I wonder, if Jesus came one Sunday to our church meeting how we would receive him, especially if he began to bait us and challenge us on the underlying prejudices and attitudes that are deeply buried in our own hearts? Who is it that we believe is outside of the realm of the grace and mercy of God? Who is it that we would exclude, who us it that we believe is unworthy or undeserving?

These questions can only be answered by prayer and by soul searching self examination, because many of these prejudices and attitudes are so deeply buried that we may hardly know they are there. They may need to be spoken aloud to us. Others may be so well known to us though, that we allow them to intentionally cripple our ministry.
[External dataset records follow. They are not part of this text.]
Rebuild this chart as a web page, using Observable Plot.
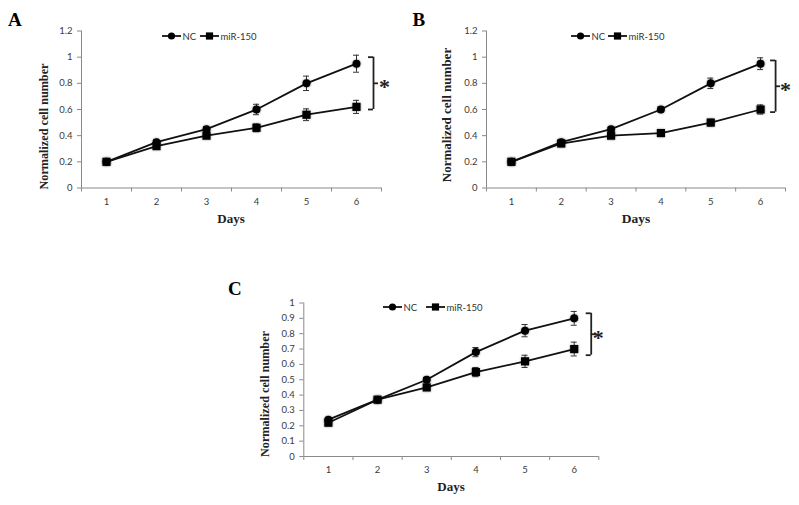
<!DOCTYPE html>
<html><head><meta charset="utf-8">
<script src="https://cdn.jsdelivr.net/npm/d3@7"></script>
<script src="https://cdn.jsdelivr.net/npm/@observablehq/plot@0.6"></script>
<style>
body{margin:0;background:#fff;}
#wrap{position:relative;width:799px;height:505px;overflow:hidden;background:#fff;}
#wrap > svg{position:absolute;}
g[aria-label="dot"]{filter:drop-shadow(0.8px 0.8px 0.9px rgba(0,0,0,0.45));}
</style></head><body><div id="wrap"></div>
<script>
// ---- data ----
const days = [1, 2, 3, 4, 5, 6];
const seriesNames = ["NC", "miR-150"];
const ncA = [0.20, 0.35, 0.45, 0.60, 0.80, 0.95];
const ncErrA = [0.01, 0.02, 0.02, 0.04, 0.055, 0.065];
const mirA = [0.20, 0.32, 0.40, 0.46, 0.56, 0.62];
const mirErrA = [0.01, 0.02, 0.02, 0.03, 0.045, 0.05];
const ncB = [0.20, 0.35, 0.45, 0.60, 0.80, 0.95];
const ncErrB = [0.01, 0.015, 0.015, 0.02, 0.04, 0.045];
const mirB = [0.20, 0.34, 0.40, 0.42, 0.50, 0.60];
const mirErrB = [0.01, 0.015, 0.015, 0.02, 0.025, 0.035];
const ncC = [0.24, 0.37, 0.50, 0.68, 0.82, 0.90];
const ncErrC = [0.01, 0.015, 0.015, 0.03, 0.04, 0.045];
const mirC = [0.22, 0.37, 0.45, 0.55, 0.62, 0.70];
const mirErrC = [0.01, 0.015, 0.02, 0.03, 0.04, 0.045];
const yTicksAB = [0, 0.2, 0.4, 0.6, 0.8, 1, 1.2];
const yTicksC = [0, 0.1, 0.2, 0.3, 0.4, 0.5, 0.6, 0.7, 0.8, 0.9, 1];
const bracketA = [0.60, 1.00];
const bracketB = [0.58, 0.975];
const bracketC = [0.66, 0.933];
const panelLetters = ["A", "B", "C"];
const xTitle = "Days";
const yTitle = "Normalized cell number";

// ---- drawing ----
const wrap = document.getElementById("wrap");
const axisGray = "#8a8a8a";
const tickText = "#3a3a3a";

function panel(cfg) {
  const rows = (vals, errs, s) => days.map((d, i) => ({day: d, v: vals[i], e: errs[i], s}));
  const nc = rows(cfg.nc, cfg.ncErr, seriesNames[0]);
  const mir = rows(cfg.mir, cfg.mirErr, seriesNames[1]);
  const all = nc.concat(mir);
  const xUnit = (cfg.width - cfg.ml - cfg.mr) / 6;
  const cap = 3 / xUnit;
  const br = [{lo: cfg.bracket[0], hi: cfg.bracket[1], mid: (cfg.bracket[0] + cfg.bracket[1]) / 2}];
  const bx = days[days.length - 1] + cfg.bOff / xUnit;
  const bt = 5 / xUnit;
  const bounds = d3.range(7).map(i => i + 0.5);
  const svg = Plot.plot({
    width: cfg.width, height: cfg.height,
    marginLeft: cfg.ml, marginRight: cfg.mr, marginTop: cfg.mt, marginBottom: cfg.mb,
    style: {fontFamily: "Lato, sans-serif", fontSize: "9.5px", color: tickText, background: "transparent", overflow: "visible"},
    x: {domain: [0.5, 6.5]},
    y: {domain: [0, cfg.yMax]},
    marks: [
      Plot.axisY({ticks: cfg.yTicks, tickSize: 4, tickPadding: 5, tickFormat: d => String(+d.toFixed(1)), stroke: axisGray, fill: tickText, label: null}),
      Plot.axisX({ticks: bounds, tickSize: 4, tickFormat: () => "", stroke: axisGray, label: null}),
      Plot.axisX({ticks: days, tickSize: 0, tickPadding: 10, tickFormat: d => String(d), fill: tickText, label: null}),
      Plot.ruleX([0.5], {stroke: axisGray}),
      Plot.ruleY([0], {stroke: axisGray}),
      Plot.ruleX(all, {x: "day", y1: d => d.v - d.e, y2: d => d.v + d.e, stroke: "#333", strokeWidth: 1}),
      Plot.ruleY(all, {y: d => d.v + d.e, x1: d => d.day - cap, x2: d => d.day + cap, stroke: "#333", strokeWidth: 1}),
      Plot.ruleY(all, {y: d => d.v - d.e, x1: d => d.day - cap, x2: d => d.day + cap, stroke: "#333", strokeWidth: 1}),
      Plot.line(nc, {x: "day", y: "v", stroke: "#111", strokeWidth: 1.8}),
      Plot.line(mir, {x: "day", y: "v", stroke: "#111", strokeWidth: 1.8}),
      Plot.dot(nc, {x: "day", y: "v", r: 4, fill: "#000", stroke: null}),
      Plot.dot(mir, {x: "day", y: "v", r: 4.6, symbol: "square", fill: "#000", stroke: null}),
      Plot.ruleX(br, {x: bx, y1: "lo", y2: "hi", stroke: "#222", strokeWidth: 1.8}),
      Plot.ruleY(br, {y: "hi", x1: bx - bt, x2: bx, stroke: "#222", strokeWidth: 1.8}),
      Plot.ruleY(br, {y: "lo", x1: bx - bt, x2: bx, stroke: "#222", strokeWidth: 1.8}),
      Plot.ruleY(br, {y: "mid", x1: bx, x2: bx + bt, stroke: "#222", strokeWidth: 1.8}),
      Plot.text(br, {x: bx, y: "mid", text: () => "*", dx: cfg.starDx, dy: 3.5, fontSize: 22, fontWeight: "bold", fontFamily: "Liberation Serif", fill: "#222", textAnchor: "middle"})
    ]
  });
  svg.style.left = cfg.left + "px";
  svg.style.top = cfg.top + "px";
  wrap.appendChild(svg);
}

panel({nc: ncA, ncErr: ncErrA, mir: mirA, mirErr: mirErrA, yMax: 1.2, yTicks: yTicksAB, bracket: bracketA,
  left: 0, top: 0, width: 400, height: 235, ml: 81, mr: 19, mt: 30.5, mb: 47.5, bOff: 17, starDx: 11});
panel({nc: ncB, ncErr: ncErrB, mir: mirB, mirErr: mirErrB, yMax: 1.2, yTicks: yTicksAB, bracket: bracketB,
  left: 400, top: 0, width: 399, height: 235, ml: 86, mr: 14, mt: 30.5, mb: 47.5, bOff: 15, starDx: 10});
panel({nc: ncC, ncErr: ncErrC, mir: mirC, mirErr: mirErrC, yMax: 1, yTicks: yTicksC, bracket: bracketC,
  left: 220, top: 270, width: 390, height: 235, ml: 83.3, mr: 11.7, mt: 32.5, mb: 49, bOff: 17, starDx: 7});

// ---- overlay text & legends ----
const ov = d3.select(wrap).append("svg").attr("width", 799).attr("height", 505)
  .style("left", "0px").style("top", "0px").style("pointer-events", "none");

const letters = [{x: 8, y: 25.5}, {x: 412.5, y: 25.5}, {x: 228, y: 295}];
letters.forEach((p, i) => ov.append("text").attr("x", p.x).attr("y", p.y).text(panelLetters[i])
  .attr("font-family", "Liberation Serif").attr("font-weight", "bold").attr("font-size", 19).attr("fill", "#000"));

const xTitles = [{x: 231, y: 222.5, fs: 13}, {x: 636, y: 222.5, fs: 13.5}, {x: 451, y: 491, fs: 13}];
xTitles.forEach(p => ov.append("text").attr("x", p.x).attr("y", p.y).text(xTitle).attr("text-anchor", "middle")
  .attr("font-family", "Liberation Serif").attr("font-weight", "bold").attr("font-size", p.fs).attr("fill", "#222"));

const yTitles = [{x: 44, y: 126.5, fs: 12.2}, {x: 446, y: 115, fs: 13}, {x: 265, y: 394, fs: 12.2}];
yTitles.forEach(p => ov.append("text").attr("transform", `translate(${p.x},${p.y}) rotate(-90)`).text(yTitle)
  .attr("text-anchor", "middle").attr("dominant-baseline", "central")
  .attr("font-family", "Liberation Serif").attr("font-weight", "bold").attr("font-size", p.fs).attr("fill", "#222"));

const legends = [{x1: 162, x2: 200, y: 36}, {x1: 571, x2: 608, y: 36}, {x1: 383, x2: 426, y: 307}];
legends.forEach(p => {
  const g = ov.append("g");
  [[p.x1, "circle", seriesNames[0]], [p.x2, "square", seriesNames[1]]].forEach(([x, sym, name]) => {
    g.append("line").attr("x1", x).attr("x2", x + 19).attr("y1", p.y).attr("y2", p.y).attr("stroke", "#111").attr("stroke-width", 1.8);
    if (sym === "circle") g.append("circle").attr("cx", x + 9.5).attr("cy", p.y).attr("r", 3.6).attr("fill", "#000");
    else g.append("rect").attr("x", x + 9.5 - 3.6).attr("y", p.y - 3.6).attr("width", 7.2).attr("height", 7.2).attr("fill", "#000");
    g.append("text").attr("x", x + 20.5).attr("y", p.y).attr("dominant-baseline", "central").text(name)
      .attr("font-family", "Lato, sans-serif").attr("font-size", 9.5).attr("fill", "#333");
  });
});
</script></body></html>
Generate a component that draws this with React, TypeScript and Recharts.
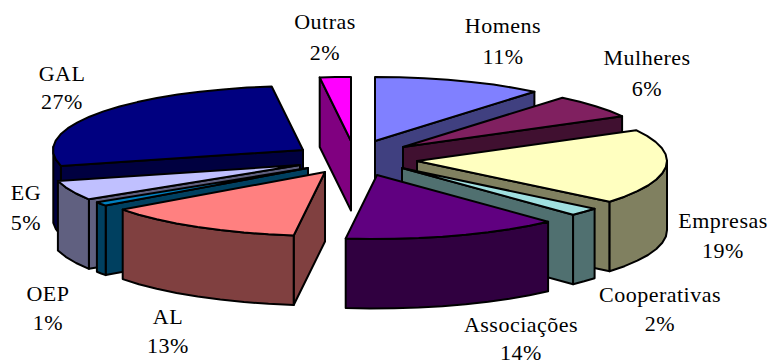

Has Jesus become so familiar to us that we no longer hear him?

To me, the most important thing that Jesus says in this passage is, “Today this Scripture has been fulfilled in your hearing.” On that day, the people were made aware that the Anointed One, the Messiah was in their midst. That day the people learned that God’s grace and mercy would be extended to all people. That day Jesus announced that his ministry was to bring good news to the poor, to proclaim release to the captives, to give recovery of sight to the blind, and to let the oppressed go free.

In God’s reckoning of time, it is still today. It has been today for more than 2,000 years now, and it will be today until Jesus returns. The mission of Jesus has not changed. It is still being carried on by him through us. It is our calling now, and it is our calling because the Spirit of the Lord is upon us, we are the anointed ones. We are the ones who will extend God’s mercy and grace to all who will receive it. Are we willing to be challenged by Jesus to do just that? Is Jesus calling for a new beginning in our lives?